The pontiff did not make explicit his egalitarian concerns, but the invoking of "natural law" in connection to legislation which, unamended, could effectively bar gay men and women from senior positions within Catholic organisations, sends a clear enough signal.

Based on the teaching of St Thomas Aquinas, "natural law" is the concept which has underpinned Catholic attitudes to sex and sexuality since the 13th century. Building on the Aristotelian notion that "in all things of nature, there is something of the marvellous" , Aquinas held that the natural instinct of man to procreate was evidence of his essential goodness.
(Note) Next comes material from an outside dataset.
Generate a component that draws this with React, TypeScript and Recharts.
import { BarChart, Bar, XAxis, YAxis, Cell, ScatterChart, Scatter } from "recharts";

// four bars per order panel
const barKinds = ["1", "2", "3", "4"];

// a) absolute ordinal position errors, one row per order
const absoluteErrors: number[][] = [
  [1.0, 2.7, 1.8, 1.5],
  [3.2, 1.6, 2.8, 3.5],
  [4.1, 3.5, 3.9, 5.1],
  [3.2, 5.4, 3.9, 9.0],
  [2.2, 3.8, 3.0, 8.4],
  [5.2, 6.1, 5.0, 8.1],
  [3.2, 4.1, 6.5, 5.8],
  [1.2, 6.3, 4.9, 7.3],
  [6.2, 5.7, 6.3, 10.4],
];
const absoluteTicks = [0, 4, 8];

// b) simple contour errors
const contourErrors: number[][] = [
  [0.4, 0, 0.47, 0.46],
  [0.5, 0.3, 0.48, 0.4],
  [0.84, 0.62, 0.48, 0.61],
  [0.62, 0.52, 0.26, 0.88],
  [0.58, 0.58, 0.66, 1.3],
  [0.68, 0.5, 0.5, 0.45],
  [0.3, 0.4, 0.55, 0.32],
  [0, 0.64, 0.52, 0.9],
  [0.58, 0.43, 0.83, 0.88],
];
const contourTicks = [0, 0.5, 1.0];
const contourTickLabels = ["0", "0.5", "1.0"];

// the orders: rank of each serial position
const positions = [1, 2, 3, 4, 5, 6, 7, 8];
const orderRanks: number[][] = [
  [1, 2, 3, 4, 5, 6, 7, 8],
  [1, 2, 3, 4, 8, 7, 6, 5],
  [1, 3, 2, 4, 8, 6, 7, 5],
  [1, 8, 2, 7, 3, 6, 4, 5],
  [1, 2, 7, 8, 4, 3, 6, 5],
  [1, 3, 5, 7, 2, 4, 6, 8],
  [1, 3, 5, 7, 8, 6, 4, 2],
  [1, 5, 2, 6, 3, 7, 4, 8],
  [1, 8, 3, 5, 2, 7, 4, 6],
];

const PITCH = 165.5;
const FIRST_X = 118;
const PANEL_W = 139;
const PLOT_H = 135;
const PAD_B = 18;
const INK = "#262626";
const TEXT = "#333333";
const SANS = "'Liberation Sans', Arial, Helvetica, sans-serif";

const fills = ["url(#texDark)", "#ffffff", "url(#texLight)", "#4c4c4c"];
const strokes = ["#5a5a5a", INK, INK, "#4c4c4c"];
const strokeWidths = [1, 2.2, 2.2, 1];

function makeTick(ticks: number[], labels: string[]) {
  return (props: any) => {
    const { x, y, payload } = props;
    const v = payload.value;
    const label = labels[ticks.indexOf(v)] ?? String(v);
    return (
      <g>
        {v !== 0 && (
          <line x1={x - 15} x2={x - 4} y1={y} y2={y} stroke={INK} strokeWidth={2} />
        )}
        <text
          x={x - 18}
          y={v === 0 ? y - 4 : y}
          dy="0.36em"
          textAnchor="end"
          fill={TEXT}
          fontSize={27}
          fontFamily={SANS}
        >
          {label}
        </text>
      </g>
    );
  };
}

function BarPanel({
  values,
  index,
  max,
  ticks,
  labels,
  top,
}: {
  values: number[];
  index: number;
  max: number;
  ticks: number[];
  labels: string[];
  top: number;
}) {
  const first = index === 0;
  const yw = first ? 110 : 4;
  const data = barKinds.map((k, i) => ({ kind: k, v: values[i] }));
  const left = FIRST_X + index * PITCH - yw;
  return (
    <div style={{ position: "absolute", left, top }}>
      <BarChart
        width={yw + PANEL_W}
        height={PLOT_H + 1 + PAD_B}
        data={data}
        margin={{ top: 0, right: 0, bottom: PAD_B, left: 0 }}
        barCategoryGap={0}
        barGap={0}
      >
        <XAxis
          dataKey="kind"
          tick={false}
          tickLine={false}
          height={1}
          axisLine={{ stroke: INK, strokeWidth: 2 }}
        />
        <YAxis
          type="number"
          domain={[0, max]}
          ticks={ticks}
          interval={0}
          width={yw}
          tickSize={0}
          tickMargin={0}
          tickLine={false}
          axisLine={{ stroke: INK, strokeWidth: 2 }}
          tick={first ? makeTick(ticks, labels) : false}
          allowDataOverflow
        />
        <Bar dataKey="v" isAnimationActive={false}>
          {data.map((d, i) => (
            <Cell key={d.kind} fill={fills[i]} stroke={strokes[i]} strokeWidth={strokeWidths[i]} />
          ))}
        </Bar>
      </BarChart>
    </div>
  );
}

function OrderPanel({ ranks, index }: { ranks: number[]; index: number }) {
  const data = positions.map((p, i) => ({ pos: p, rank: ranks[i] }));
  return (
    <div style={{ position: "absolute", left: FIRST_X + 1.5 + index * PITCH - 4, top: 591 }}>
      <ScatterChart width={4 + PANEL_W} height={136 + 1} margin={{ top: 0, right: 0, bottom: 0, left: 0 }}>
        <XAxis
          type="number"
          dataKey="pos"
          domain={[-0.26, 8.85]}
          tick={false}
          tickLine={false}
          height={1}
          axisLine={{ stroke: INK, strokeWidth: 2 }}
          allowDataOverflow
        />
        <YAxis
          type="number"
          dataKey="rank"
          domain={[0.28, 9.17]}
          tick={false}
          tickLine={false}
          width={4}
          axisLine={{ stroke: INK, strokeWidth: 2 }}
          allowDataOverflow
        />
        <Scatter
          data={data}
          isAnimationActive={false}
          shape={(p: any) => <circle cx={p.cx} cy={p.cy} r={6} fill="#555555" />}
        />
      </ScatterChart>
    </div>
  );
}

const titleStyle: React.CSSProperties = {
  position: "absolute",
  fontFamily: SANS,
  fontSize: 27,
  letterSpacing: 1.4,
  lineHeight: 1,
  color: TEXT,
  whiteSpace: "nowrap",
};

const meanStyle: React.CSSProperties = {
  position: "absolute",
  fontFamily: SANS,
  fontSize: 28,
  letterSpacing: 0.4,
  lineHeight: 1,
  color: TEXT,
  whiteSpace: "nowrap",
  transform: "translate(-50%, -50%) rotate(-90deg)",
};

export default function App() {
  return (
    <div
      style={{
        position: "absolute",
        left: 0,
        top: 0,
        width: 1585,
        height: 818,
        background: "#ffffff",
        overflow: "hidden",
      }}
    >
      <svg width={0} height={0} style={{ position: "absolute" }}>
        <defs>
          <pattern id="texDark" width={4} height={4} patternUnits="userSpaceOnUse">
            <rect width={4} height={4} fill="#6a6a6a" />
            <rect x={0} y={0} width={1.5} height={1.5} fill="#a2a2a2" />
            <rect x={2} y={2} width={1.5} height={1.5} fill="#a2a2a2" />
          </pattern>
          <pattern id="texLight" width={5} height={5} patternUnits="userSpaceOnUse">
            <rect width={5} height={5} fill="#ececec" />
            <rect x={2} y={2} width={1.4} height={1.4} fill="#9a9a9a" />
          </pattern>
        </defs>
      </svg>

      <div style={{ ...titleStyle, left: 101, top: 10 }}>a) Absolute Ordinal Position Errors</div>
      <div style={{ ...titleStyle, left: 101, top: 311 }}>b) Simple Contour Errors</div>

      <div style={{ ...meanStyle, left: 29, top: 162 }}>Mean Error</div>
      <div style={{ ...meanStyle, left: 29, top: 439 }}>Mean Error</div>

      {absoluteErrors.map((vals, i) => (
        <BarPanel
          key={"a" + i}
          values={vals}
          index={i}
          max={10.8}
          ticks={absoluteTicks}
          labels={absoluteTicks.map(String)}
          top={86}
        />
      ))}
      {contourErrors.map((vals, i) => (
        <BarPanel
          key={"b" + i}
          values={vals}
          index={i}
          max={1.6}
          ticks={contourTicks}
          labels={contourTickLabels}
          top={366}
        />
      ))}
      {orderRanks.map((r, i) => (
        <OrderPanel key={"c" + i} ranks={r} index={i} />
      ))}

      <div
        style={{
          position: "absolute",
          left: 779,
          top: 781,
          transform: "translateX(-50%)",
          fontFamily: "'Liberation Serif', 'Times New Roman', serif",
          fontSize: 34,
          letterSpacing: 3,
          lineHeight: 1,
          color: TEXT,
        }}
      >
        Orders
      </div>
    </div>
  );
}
The flip side to Aquinas' theory (which might have surprised old Aristotle) was that sex for any purpose other than procreation was sinful.

He was something of a hardliner on this, to the point of insisting that rape and incest, since they might result in conception, were less reprehensible than coitus interruptus. You could pursue this theory down several interesting avenues (what would Aquinas make of the rhythm method, the only birth control approved by the Catholic Church?), but clearly it doesn't leave a lot of wriggle room for gay sex and accordingly homosexuality remains a focus of acute anxiety for the Catholic Church.
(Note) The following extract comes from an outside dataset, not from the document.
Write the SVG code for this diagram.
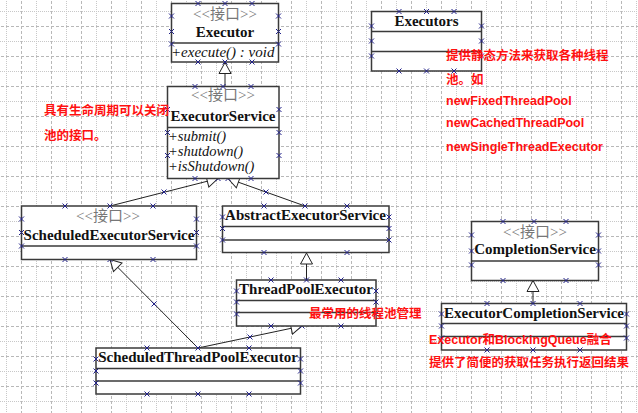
<svg xmlns="http://www.w3.org/2000/svg" xmlns:xlink="http://www.w3.org/1999/xlink" width="638" height="413" viewBox="0 0 638 413">
<style>
.box{fill:#fff;stroke:#3a3a3a;stroke-width:1.5}
.sep{stroke:#3a3a3a;stroke-width:1.5}
.ster{font-family:"Liberation Serif","Noto Sans CJK SC",serif;font-size:15px;fill:#777;text-anchor:middle}
.name{font-family:"Liberation Serif",serif;font-size:15px;font-weight:bold;fill:#111;text-anchor:middle}
.op{font-family:"Liberation Serif",serif;font-size:14.5px;font-style:italic;fill:#111}
.note{font-family:"Liberation Sans","Noto Sans CJK SC",sans-serif;font-size:12.5px;font-weight:bold;fill:#ff1010}
.conn{stroke:#222;stroke-width:1;fill:none;marker-end:url(#tri)}
.xm{stroke:#22228a;stroke-width:1;fill:none}
</style>
<defs>
<pattern id="grid" patternUnits="userSpaceOnUse" x="6" y="11" width="30" height="30">
<line x1="0.5" y1="0" x2="0.5" y2="30" stroke="#c8c8c8" stroke-width="1" stroke-dasharray="1,1"/>
<line x1="0" y1="0.5" x2="30" y2="0.5" stroke="#c8c8c8" stroke-width="1" stroke-dasharray="1,1"/>
<line x1="15.5" y1="0" x2="15.5" y2="30" stroke="#b8b8b8" stroke-width="1" stroke-dasharray="3,2"/>
<line x1="0" y1="15.5" x2="30" y2="15.5" stroke="#b8b8b8" stroke-width="1" stroke-dasharray="3,2"/>
</pattern>
<marker id="tri" markerUnits="userSpaceOnUse" markerWidth="14" markerHeight="14" viewBox="-12 -7 14 14" refX="0" refY="0" orient="auto">
<path d="M0,0 L-11,-6 L-11,6 Z" fill="#fff" stroke="#222" stroke-width="1"/>
</marker>
<path id="x" class="xm" d="M-2.5,-2.5 L2.5,2.5 M-2.5,2.5 L2.5,-2.5"/>
</defs>
<rect width="638" height="413" fill="#fff"/>
<rect width="638" height="413" fill="url(#grid)"/>

<g id="connectors">
<line class="conn" x1="225" y1="86.5" x2="225" y2="62.5"/>
<line class="conn" x1="110" y1="206" x2="218" y2="178.5"/>
<line class="conn" x1="305" y1="206" x2="228" y2="178.5"/>
<line class="conn" x1="306.5" y1="280" x2="306.5" y2="253"/>
<line class="conn" x1="198" y1="348" x2="110" y2="259.5"/>
<line class="conn" x1="198" y1="348" x2="302" y2="326"/>
<line class="conn" x1="533" y1="303.5" x2="533" y2="280.5"/>
<use href="#x" x="164" y="192"/>
<use href="#x" x="266" y="192"/>
<use href="#x" x="154" y="304"/>
<use href="#x" x="250" y="337"/>
<use href="#x" x="218" y="178.5"/>
<use href="#x" x="228" y="178.5"/>
<use href="#x" x="110" y="259.5"/>
<use href="#x" x="302" y="326"/>
</g>

<g id="Executor">
<rect class="box" x="171.5" y="3.5" width="107" height="58.5"/>
<line class="sep" x1="171.5" y1="43" x2="278.5" y2="43"/>
<text class="ster" x="225" y="19">&lt;&lt;接口&gt;&gt;</text>
<text class="name" x="225" y="37">Executor</text>
<text class="op" x="171" y="57" style="font-size:15px">+execute() : void</text>
<use href="#x" x="198" y="3.5"/><use href="#x" x="225" y="3.5"/><use href="#x" x="252" y="3.5"/>
<use href="#x" x="198" y="62"/><use href="#x" x="225" y="62"/><use href="#x" x="252" y="62"/>
<use href="#x" x="171.5" y="16"/><use href="#x" x="171.5" y="31.5"/><use href="#x" x="171.5" y="44"/>
<use href="#x" x="278.5" y="16"/><use href="#x" x="278.5" y="31.5"/><use href="#x" x="278.5" y="44"/>
</g>

<g id="ExecutorService">
<rect class="box" x="167.5" y="86.5" width="111.5" height="92"/>
<line class="sep" x1="167.5" y1="127.5" x2="279" y2="127.5"/>
<text class="ster" x="223" y="100">&lt;&lt;接口&gt;&gt;</text>
<text class="name" x="223" y="121">ExecutorService</text>
<text class="op" x="168" y="141">+submit()</text>
<text class="op" x="168" y="156">+shutdown()</text>
<text class="op" x="168" y="171">+isShutdown()</text>
<use href="#x" x="195" y="86.5"/><use href="#x" x="223" y="86.5"/><use href="#x" x="251" y="86.5"/>
<use href="#x" x="195" y="178.5"/><use href="#x" x="251" y="178.5"/>
<use href="#x" x="167.5" y="109.5"/><use href="#x" x="167.5" y="132.5"/><use href="#x" x="167.5" y="155.5"/>
<use href="#x" x="279" y="109.5"/><use href="#x" x="279" y="132.5"/><use href="#x" x="279" y="155.5"/>
</g>

<g id="Executors">
<rect class="box" x="371.5" y="11.5" width="110" height="59.5"/>
<line class="sep" x1="371.5" y1="31.5" x2="481.5" y2="31.5"/>
<line class="sep" x1="371.5" y1="51.5" x2="481.5" y2="51.5"/>
<text class="name" x="426.5" y="26">Executors</text>
<use href="#x" x="399" y="11.5"/><use href="#x" x="426.5" y="11.5"/><use href="#x" x="454" y="11.5"/>
<use href="#x" x="399" y="71"/><use href="#x" x="426.5" y="71"/><use href="#x" x="454" y="71"/>
<use href="#x" x="371.5" y="26"/><use href="#x" x="371.5" y="41"/><use href="#x" x="371.5" y="56"/>
<use href="#x" x="481.5" y="26"/><use href="#x" x="481.5" y="41"/><use href="#x" x="481.5" y="56"/>
</g>

<g id="ScheduledExecutorService">
<rect class="box" x="21.5" y="206" width="175" height="53.5"/>
<line class="sep" x1="21.5" y1="246" x2="196.5" y2="246"/>
<text class="ster" x="108" y="221">&lt;&lt;接口&gt;&gt;</text>
<text class="name" x="109" y="240">ScheduledExecutorService</text>
<use href="#x" x="65" y="206"/><use href="#x" x="110" y="206"/><use href="#x" x="153" y="206"/>
<use href="#x" x="65" y="259.5"/><use href="#x" x="153" y="259.5"/>
<use href="#x" x="21.5" y="219"/><use href="#x" x="21.5" y="232.5"/><use href="#x" x="21.5" y="246"/>
<use href="#x" x="196.5" y="219"/><use href="#x" x="196.5" y="232.5"/><use href="#x" x="196.5" y="246"/>
</g>

<g id="AbstractExecutorService">
<rect class="box" x="222.5" y="206" width="166.5" height="46.5"/>
<line class="sep" x1="222.5" y1="226.5" x2="389" y2="226.5"/>
<line class="sep" x1="222.5" y1="240" x2="389" y2="240"/>
<text class="name" x="305.5" y="220">AbstractExecutorService</text>
<use href="#x" x="264" y="206"/><use href="#x" x="305" y="206"/><use href="#x" x="347" y="206"/>
<use href="#x" x="264" y="252.5"/><use href="#x" x="347" y="252.5"/>
<use href="#x" x="222.5" y="217"/><use href="#x" x="222.5" y="228.5"/><use href="#x" x="222.5" y="240"/>
<use href="#x" x="389" y="217"/><use href="#x" x="389" y="228.5"/><use href="#x" x="389" y="240"/>
</g>

<g id="ThreadPoolExecutor">
<rect class="box" x="236.5" y="280" width="139.5" height="46"/>
<line class="sep" x1="236.5" y1="300.5" x2="376" y2="300.5"/>
<line class="sep" x1="236.5" y1="312.5" x2="376" y2="312.5"/>
<text class="name" x="306" y="294">ThreadPoolExecutor</text>
<use href="#x" x="271" y="280"/><use href="#x" x="306.5" y="280"/><use href="#x" x="341" y="280"/>
<use href="#x" x="271" y="326"/><use href="#x" x="341" y="326"/>
<use href="#x" x="236.5" y="291"/><use href="#x" x="236.5" y="302"/><use href="#x" x="236.5" y="314"/>
<use href="#x" x="376" y="291"/><use href="#x" x="376" y="302"/><use href="#x" x="376" y="314"/>
</g>

<g id="ScheduledThreadPoolExecutor">
<rect class="box" x="96" y="348" width="204.5" height="46"/>
<line class="sep" x1="96" y1="368.5" x2="300.5" y2="368.5"/>
<line class="sep" x1="96" y1="381" x2="300.5" y2="381"/>
<text class="name" x="198" y="362">ScheduledThreadPoolExecutor</text>
<use href="#x" x="147" y="348"/><use href="#x" x="198" y="348"/><use href="#x" x="249" y="348"/>
<use href="#x" x="147" y="394"/><use href="#x" x="198" y="394"/><use href="#x" x="249" y="394"/>
<use href="#x" x="96" y="359"/><use href="#x" x="96" y="371"/><use href="#x" x="96" y="383"/>
<use href="#x" x="300.5" y="359"/><use href="#x" x="300.5" y="371"/><use href="#x" x="300.5" y="383"/>
</g>

<g id="CompletionService">
<rect class="box" x="471.5" y="221.5" width="127" height="59"/>
<line class="sep" x1="471.5" y1="261" x2="598.5" y2="261"/>
<text class="ster" x="535" y="237">&lt;&lt;接口&gt;&gt;</text>
<text class="name" x="535" y="254">CompletionService</text>
<use href="#x" x="503" y="221.5"/><use href="#x" x="534" y="221.5"/><use href="#x" x="566" y="221.5"/>
<use href="#x" x="503" y="280.5"/><use href="#x" x="566" y="280.5"/>
<use href="#x" x="471.5" y="235"/><use href="#x" x="471.5" y="251"/><use href="#x" x="471.5" y="265"/>
<use href="#x" x="598.5" y="235"/><use href="#x" x="598.5" y="251"/><use href="#x" x="598.5" y="265"/>
</g>

<g id="ExecutorCompletionService">
<rect class="box" x="441.5" y="303.5" width="185" height="46.5"/>
<line class="sep" x1="441.5" y1="323.5" x2="626.5" y2="323.5"/>
<line class="sep" x1="441.5" y1="336.5" x2="626.5" y2="336.5"/>
<text class="name" x="534" y="317.5">ExecutorCompletionService</text>
<use href="#x" x="487" y="303.5"/><use href="#x" x="533" y="303.5"/><use href="#x" x="580" y="303.5"/>
<use href="#x" x="487" y="350"/><use href="#x" x="533" y="350"/><use href="#x" x="580" y="350"/>
<use href="#x" x="441.5" y="314"/><use href="#x" x="441.5" y="326"/><use href="#x" x="441.5" y="338"/>
<use href="#x" x="626.5" y="314"/><use href="#x" x="626.5" y="326"/><use href="#x" x="626.5" y="338"/>
</g>

<g id="notes">
<text class="note" x="44" y="114.5">具有生命周期可以关闭</text>
<text class="note" x="44" y="139.5">池的接口。</text>
<text class="note" x="446" y="60">提供静态方法来获取各种线程</text>
<text class="note" x="446" y="83.5">池。如</text>
<text class="note" x="446" y="105">newFixedThreadPool</text>
<text class="note" x="446" y="127">newCachedThreadPool</text>
<text class="note" x="446" y="151">newSingleThreadExecutor</text>
<text class="note" x="309" y="318">最常用的线程池管理</text>
<text class="note" x="429" y="344">Executor和BlockingQueue融合</text>
<text class="note" x="429" y="366.5">提供了简便的获取任务执行返回结果</text>
</g>
</svg>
Setting aside the relevance of a 13th-century mystic's wacko interpretation of Greek philosophy to the British legislative system, there is some irony in the Pope's attempted intervention to our employment laws; if all the homosexuals in the employ of the Catholic Church were to walk out in protest tomorrow, it is a statistical probability that the clergy, let alone the "lay officials", would be significantly depleted. And the church would be the poorer for it.

Rather than obsessing on the sexuality of the "hordes without", Benedict might more profitably reappraise urgent sexual issues within the church community. And it seems to me he could start by taking a long Aristotelian look at the concept and consequences of clerical celibacy.

Benedict XVI has done more than previous popes to address the issue of the sexual abuse of children within the Catholic Church. Many within and without the church are all too eager to align this horrific, historically institutionalised crime with the perceived "homosexual threat", piling insult and injury in an unstable heap. It is pernicious and wholly inaccurate to confuse homosexuality with paedophilia.

At this stage – and who can bear to guess the final reckoning? – more boys appear to have been abused by priests than girls and I suspect the reasons for this are brutally circumstantial; altar boys are close to hand and they can't get pregnant. Evidence of a link between child abuse and the church's ruling on clerical celibacy may be equally circumstantial, but I'd say it bears earnest scrutiny.

The Pope, of course, is not alone in denouncing the Equality Bill. Hard on the papal heels, Archbishop John Sentamu, the second most senior cleric in the Church of England, applauded the Lords for rejecting an amendment he denounced as an " unjust" restriction on religious freedom and an attempt to distance religion from public life. Which raises a pressing question. Why are 26 seats in the House of Lords reserved for Anglican bishops? (That's a whole section of Parliament, by the way, where women, by virtue of the church's ruling on the episcopy, are barred.)

The Pope and the Archbishop have every right to voice their political views. You might say it's part of their contract. On the other hand, politics has no obligation to regard them. Aristotle, on the other hand, always come in handy. Ms Harman might usefully have mugged up on his maxim: "Even when laws have been written down, they ought not always to remain unaltered."